Hmmm... So as it does, my mind began to wonder and I landed on the book of St. Clare that I had read recently and her Mirror of the Cross. St. Clare said when we gaze upon the cross, it should be a mirror reflecting back to ourselves. I have found this concept very interesting since I read it. So, I began to think about just what do I see in the cross --- obedience for sure - we know from the Garden, Jesus asked for this cup to pass by him, but he would be obedient to the Father's will; I see mercy - Jesus asked from the cross for the Father to forgive us; I see love - He made sure that his mother was taken care of; and a giving of oneself to another without conditions or expectation of repayment.
The last item took my breath away - for I know it is one that I personally struggle with - giving to others without conditions. I believe it is one of the messages society is giving us today -- "what's in it for me." Only give of our time, talent or treasure if there is something in it for us. Only loving others if they love us back or live up to what we expect. Only forgiving others after they have shown to us repeatedly they are sorry.
This realization came to me as I sat before the cross and it made me very sad - for I know I have fallen into this trap many times.
So, now that I know this - what am I going to do with it?

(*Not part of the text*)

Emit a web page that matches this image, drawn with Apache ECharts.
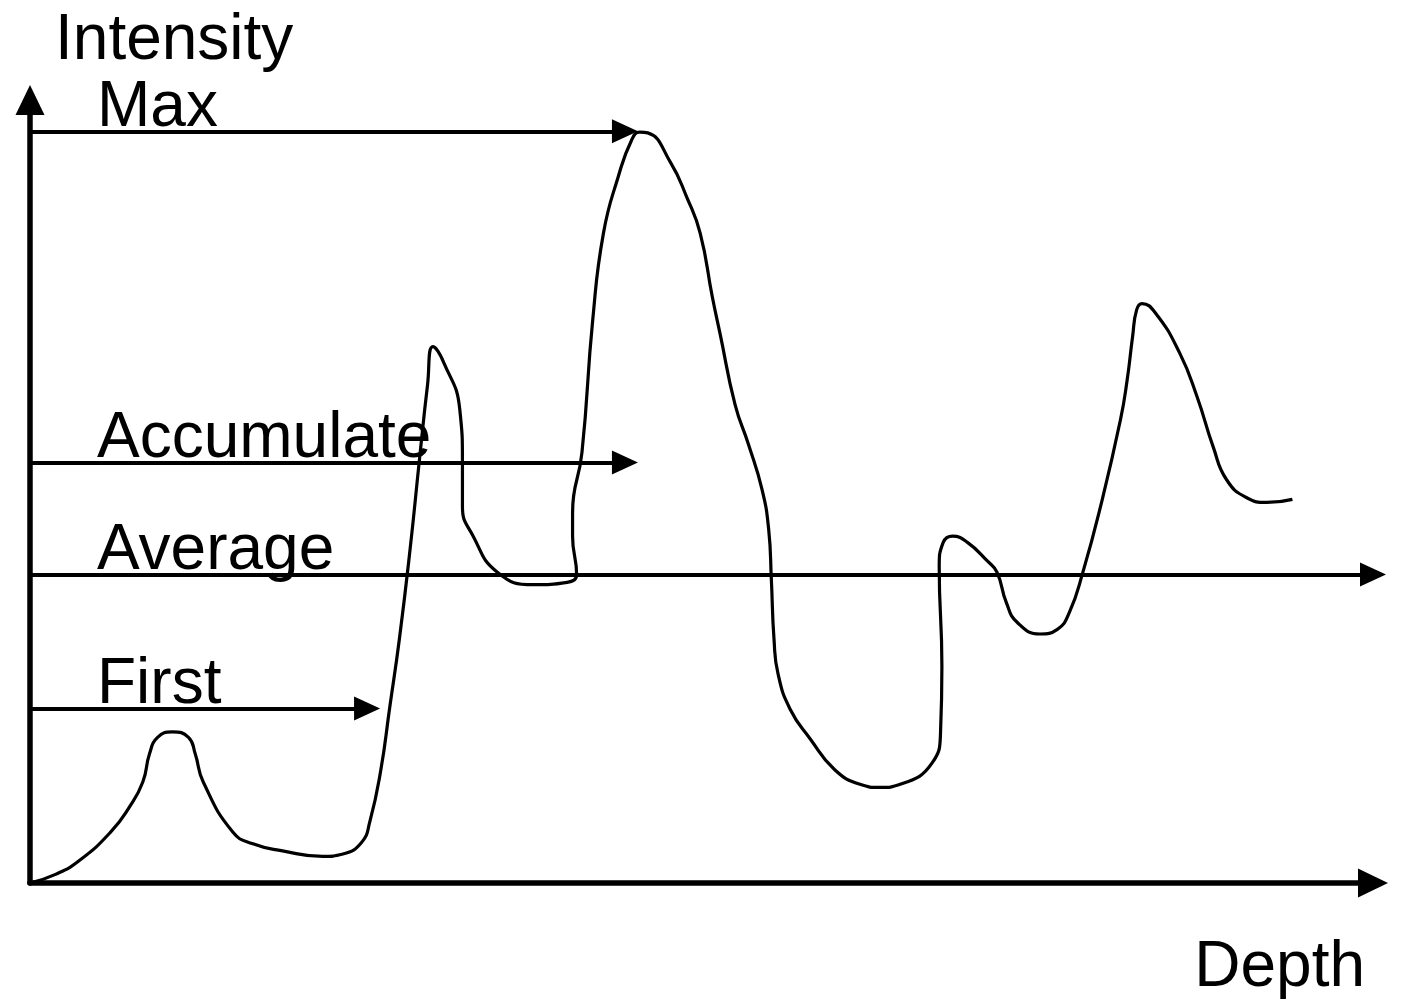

For one, I need to get back to my regular prayer routines - even if at times I don't feel that the Father is listen (I know in my heart He is listening - I think I'm just not accepting the answer.) I need to also get back to my regular devotion to the Rosary. And I believe it would be good if would sit and look upon the cross a few minutes each day looking into the mirror to determine if I see Christ looking back at me or only my own will. But most of all I need to work on my attitude of approaching each day not with expectations of what I can get - but of what can I give to another person.
Advent is here, it is a wonderful time to prepare our hearts for the coming of the Christ Child. It's a time to evaluate our lives and look upon the cross and most of all - know that we are loved by God.